You've tested my memory severely; I built that house in 1993, if memory serves, and have done quite a bit since and never expected anyone to put it under a microscope--not even figuratively.
The way a flat surface was achieved was by stripping the top layer of grass off the clay and smoothing the clay surface beneath, wetting it and allowing it to dry as part of that process. Then the goop-like plastic steel was pressed into it and pressed smooth. When it hardened, it was lifted off the clay. The walls were made the same way. Always the side against the clay is used as the exterior side, the other side showing more visible marks of having been hand- and tool-worked.
The house was built first by making the five lower walls (one wall is split to provide access beneath) and driving them into the ground several inches, then applying more plastic steel to the corners to cement them together. The floor was made about two inches larger in each dimension so that it would overhang the walls by about an inch, rested atop the walls, and then similarly cemented to these. The upper walls required more patience, because they had to stand freely on the floor aligned with the walls beneath, but the use of plumb bobs for leveling and plastic steel along the bottom edge got them in place easily enough, and they, too, were cemented together, both inside and out to fill the cracks. The roof was a repeat of the floor; a ladder had been built to reach the roof.

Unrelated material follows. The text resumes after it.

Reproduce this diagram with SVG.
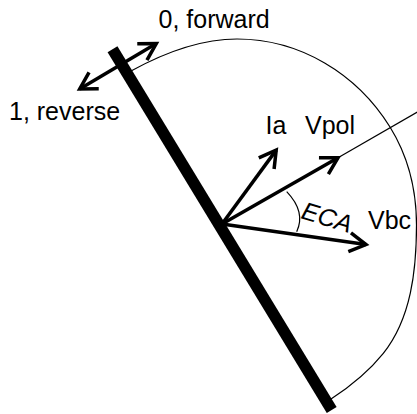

Thus you will see the texture of the clay in your microscope, and probably bits of it that have remained stuck to the surface all these years.
When fresh, plastic steel is softer and more malleable than Play-Dough, but tends toward rougher edges. When hardened, it will do most things that steel will do, and can be used for wire, plating, and solid objects. Most of the machines in Umak Tek are made from it, including looms, stills, spinning wheel, rope twisters, the water tower, piping, stills, the pottery oven, and the frames for the paper making equipment. The only other materials in use here seem to be a white thin flexible plastic (used in sheets), a burlap-like cloth, a paper similar to paper bags, a silky woven cloth, two kinds of thread and two kinds of rope.
In addition to the machines, it appears that someone used this material to make gymnastic equipment, a bowling alley, and a pool table with equipment.
It is also said that the Architect used it to make a rickshaw and a kau sin ke.